_WORK TO BE COMPLETED_
Output the first line of the listing and each line after it, up to and including the line that contains "-0.0042, 0.0000, 0.0049]", exactly as written, minus the pictures.
━━━ SOURCE MATERIAL
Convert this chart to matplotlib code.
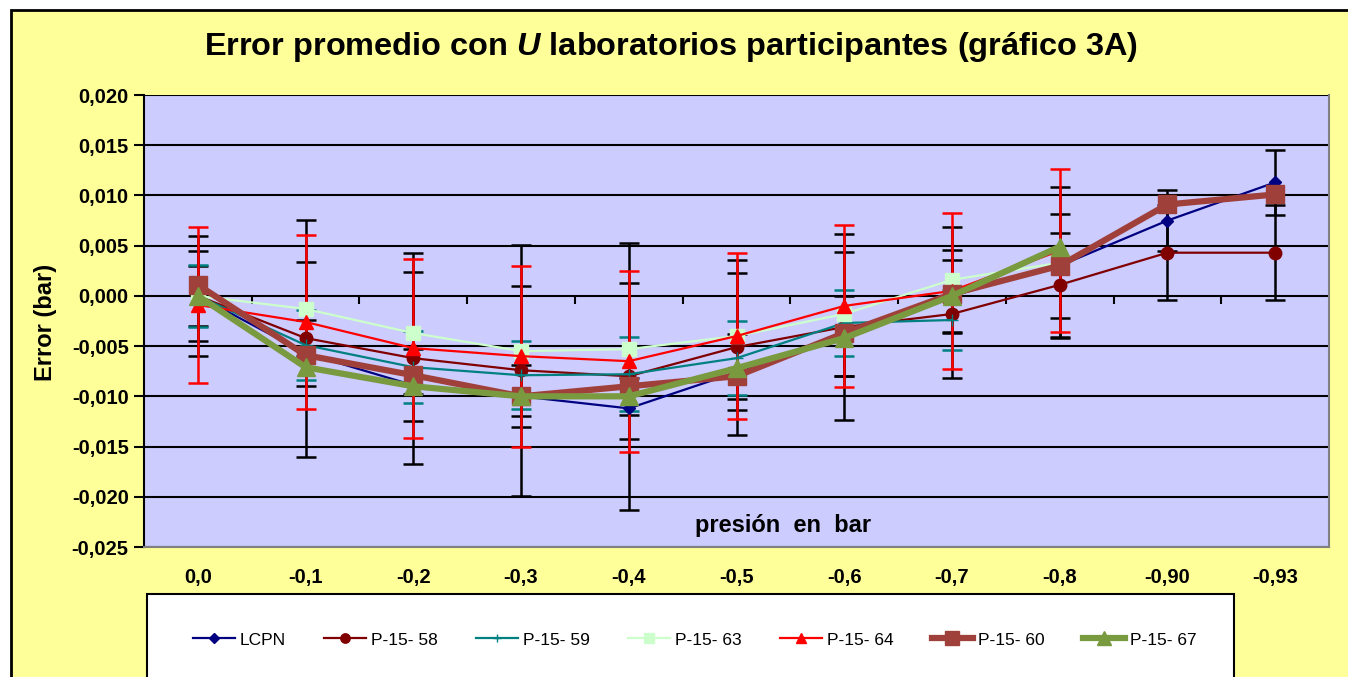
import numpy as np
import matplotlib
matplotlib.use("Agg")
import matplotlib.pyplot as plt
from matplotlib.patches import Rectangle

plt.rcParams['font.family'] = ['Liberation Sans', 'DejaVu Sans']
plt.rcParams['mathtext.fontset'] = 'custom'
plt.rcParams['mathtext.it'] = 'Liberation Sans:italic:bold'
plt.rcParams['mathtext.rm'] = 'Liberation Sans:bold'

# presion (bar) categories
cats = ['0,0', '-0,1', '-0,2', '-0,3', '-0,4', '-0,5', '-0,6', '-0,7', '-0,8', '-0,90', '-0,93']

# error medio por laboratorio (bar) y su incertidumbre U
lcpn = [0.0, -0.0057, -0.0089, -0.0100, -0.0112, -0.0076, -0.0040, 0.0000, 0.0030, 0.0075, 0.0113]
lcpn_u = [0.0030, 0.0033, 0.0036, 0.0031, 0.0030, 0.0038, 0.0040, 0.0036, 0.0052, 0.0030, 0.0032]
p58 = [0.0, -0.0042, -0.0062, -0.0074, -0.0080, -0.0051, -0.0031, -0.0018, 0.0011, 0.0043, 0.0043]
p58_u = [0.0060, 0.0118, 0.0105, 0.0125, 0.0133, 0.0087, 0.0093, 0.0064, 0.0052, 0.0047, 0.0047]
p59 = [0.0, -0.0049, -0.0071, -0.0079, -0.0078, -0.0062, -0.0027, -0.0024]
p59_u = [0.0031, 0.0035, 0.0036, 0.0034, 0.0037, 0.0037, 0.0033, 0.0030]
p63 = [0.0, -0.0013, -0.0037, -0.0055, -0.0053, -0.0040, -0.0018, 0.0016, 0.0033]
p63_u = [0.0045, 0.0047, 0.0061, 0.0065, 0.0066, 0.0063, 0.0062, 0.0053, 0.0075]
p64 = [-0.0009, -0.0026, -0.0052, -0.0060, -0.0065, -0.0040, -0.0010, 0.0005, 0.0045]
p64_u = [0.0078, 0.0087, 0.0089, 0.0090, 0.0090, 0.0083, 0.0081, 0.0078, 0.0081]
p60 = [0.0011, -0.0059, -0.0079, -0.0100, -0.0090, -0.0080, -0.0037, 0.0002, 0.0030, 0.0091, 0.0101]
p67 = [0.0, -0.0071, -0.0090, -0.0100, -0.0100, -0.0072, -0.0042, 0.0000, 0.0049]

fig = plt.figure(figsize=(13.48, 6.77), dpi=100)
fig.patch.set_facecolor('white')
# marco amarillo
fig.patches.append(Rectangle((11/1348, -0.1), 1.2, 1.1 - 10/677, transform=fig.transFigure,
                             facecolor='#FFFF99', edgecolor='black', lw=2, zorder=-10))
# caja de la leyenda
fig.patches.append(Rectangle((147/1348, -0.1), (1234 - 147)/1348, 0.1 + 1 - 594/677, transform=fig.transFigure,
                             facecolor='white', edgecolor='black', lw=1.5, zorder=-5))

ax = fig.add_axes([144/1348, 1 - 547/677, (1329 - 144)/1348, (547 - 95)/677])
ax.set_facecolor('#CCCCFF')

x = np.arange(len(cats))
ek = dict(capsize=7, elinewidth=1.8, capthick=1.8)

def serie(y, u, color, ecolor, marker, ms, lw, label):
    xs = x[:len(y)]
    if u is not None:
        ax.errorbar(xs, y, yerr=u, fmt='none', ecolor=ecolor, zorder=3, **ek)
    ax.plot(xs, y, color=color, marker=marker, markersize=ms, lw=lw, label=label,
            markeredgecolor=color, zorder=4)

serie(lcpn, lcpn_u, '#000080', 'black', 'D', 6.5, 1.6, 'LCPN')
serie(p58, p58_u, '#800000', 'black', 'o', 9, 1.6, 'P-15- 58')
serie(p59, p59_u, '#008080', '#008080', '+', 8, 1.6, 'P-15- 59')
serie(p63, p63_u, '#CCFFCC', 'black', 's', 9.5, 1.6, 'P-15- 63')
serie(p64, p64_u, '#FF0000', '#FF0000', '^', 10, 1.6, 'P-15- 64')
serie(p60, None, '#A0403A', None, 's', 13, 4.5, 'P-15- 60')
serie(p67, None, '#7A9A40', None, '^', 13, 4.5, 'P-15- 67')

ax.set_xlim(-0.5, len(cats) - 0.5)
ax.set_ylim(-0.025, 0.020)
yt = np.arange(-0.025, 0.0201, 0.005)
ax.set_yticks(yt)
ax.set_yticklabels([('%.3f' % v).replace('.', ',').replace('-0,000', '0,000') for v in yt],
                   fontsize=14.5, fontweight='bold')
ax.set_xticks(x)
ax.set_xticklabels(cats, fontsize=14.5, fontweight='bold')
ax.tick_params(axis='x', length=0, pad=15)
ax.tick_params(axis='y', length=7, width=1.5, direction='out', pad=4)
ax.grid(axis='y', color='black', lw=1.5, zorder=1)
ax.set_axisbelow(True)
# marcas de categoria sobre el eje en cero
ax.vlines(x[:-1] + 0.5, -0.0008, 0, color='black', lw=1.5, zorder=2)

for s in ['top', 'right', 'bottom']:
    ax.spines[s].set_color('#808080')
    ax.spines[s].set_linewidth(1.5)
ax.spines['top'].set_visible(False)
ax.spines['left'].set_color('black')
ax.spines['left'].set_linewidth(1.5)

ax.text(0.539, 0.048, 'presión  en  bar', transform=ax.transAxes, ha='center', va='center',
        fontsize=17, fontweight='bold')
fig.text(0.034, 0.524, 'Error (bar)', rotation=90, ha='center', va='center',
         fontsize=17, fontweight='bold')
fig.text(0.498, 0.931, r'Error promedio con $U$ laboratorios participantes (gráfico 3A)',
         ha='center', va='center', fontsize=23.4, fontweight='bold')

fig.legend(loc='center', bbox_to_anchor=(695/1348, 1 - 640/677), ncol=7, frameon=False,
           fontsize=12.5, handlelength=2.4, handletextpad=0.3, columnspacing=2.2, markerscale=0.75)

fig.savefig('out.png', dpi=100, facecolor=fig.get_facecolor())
━━━━━━
_OUTPUT FOR THIS EXERCISE_
Convert this chart to matplotlib code.
import numpy as np
import matplotlib
matplotlib.use("Agg")
import matplotlib.pyplot as plt
from matplotlib.patches import Rectangle

plt.rcParams['font.family'] = ['Liberation Sans', 'DejaVu Sans']
plt.rcParams['mathtext.fontset'] = 'custom'
plt.rcParams['mathtext.it'] = 'Liberation Sans:italic:bold'
plt.rcParams['mathtext.rm'] = 'Liberation Sans:bold'

# presion (bar) categories
cats = ['0,0', '-0,1', '-0,2', '-0,3', '-0,4', '-0,5', '-0,6', '-0,7', '-0,8', '-0,90', '-0,93']

# error medio por laboratorio (bar) y su incertidumbre U
lcpn = [0.0, -0.0057, -0.0089, -0.0100, -0.0112, -0.0076, -0.0040, 0.0000, 0.0030, 0.0075, 0.0113]
lcpn_u = [0.0030, 0.0033, 0.0036, 0.0031, 0.0030, 0.0038, 0.0040, 0.0036, 0.0052, 0.0030, 0.0032]
p58 = [0.0, -0.0042, -0.0062, -0.0074, -0.0080, -0.0051, -0.0031, -0.0018, 0.0011, 0.0043, 0.0043]
p58_u = [0.0060, 0.0118, 0.0105, 0.0125, 0.0133, 0.0087, 0.0093, 0.0064, 0.0052, 0.0047, 0.0047]
p59 = [0.0, -0.0049, -0.0071, -0.0079, -0.0078, -0.0062, -0.0027, -0.0024]
p59_u = [0.0031, 0.0035, 0.0036, 0.0034, 0.0037, 0.0037, 0.0033, 0.0030]
p63 = [0.0, -0.0013, -0.0037, -0.0055, -0.0053, -0.0040, -0.0018, 0.0016, 0.0033]
p63_u = [0.0045, 0.0047, 0.0061, 0.0065, 0.0066, 0.0063, 0.0062, 0.0053, 0.0075]
p64 = [-0.0009, -0.0026, -0.0052, -0.0060, -0.0065, -0.0040, -0.0010, 0.0005, 0.0045]
p64_u = [0.0078, 0.0087, 0.0089, 0.0090, 0.0090, 0.0083, 0.0081, 0.0078, 0.0081]
p60 = [0.0011, -0.0059, -0.0079, -0.0100, -0.0090, -0.0080, -0.0037, 0.0002, 0.0030, 0.0091, 0.0101]
p67 = [0.0, -0.0071, -0.0090, -0.0100, -0.0100, -0.0072, -0.0042, 0.0000, 0.0049]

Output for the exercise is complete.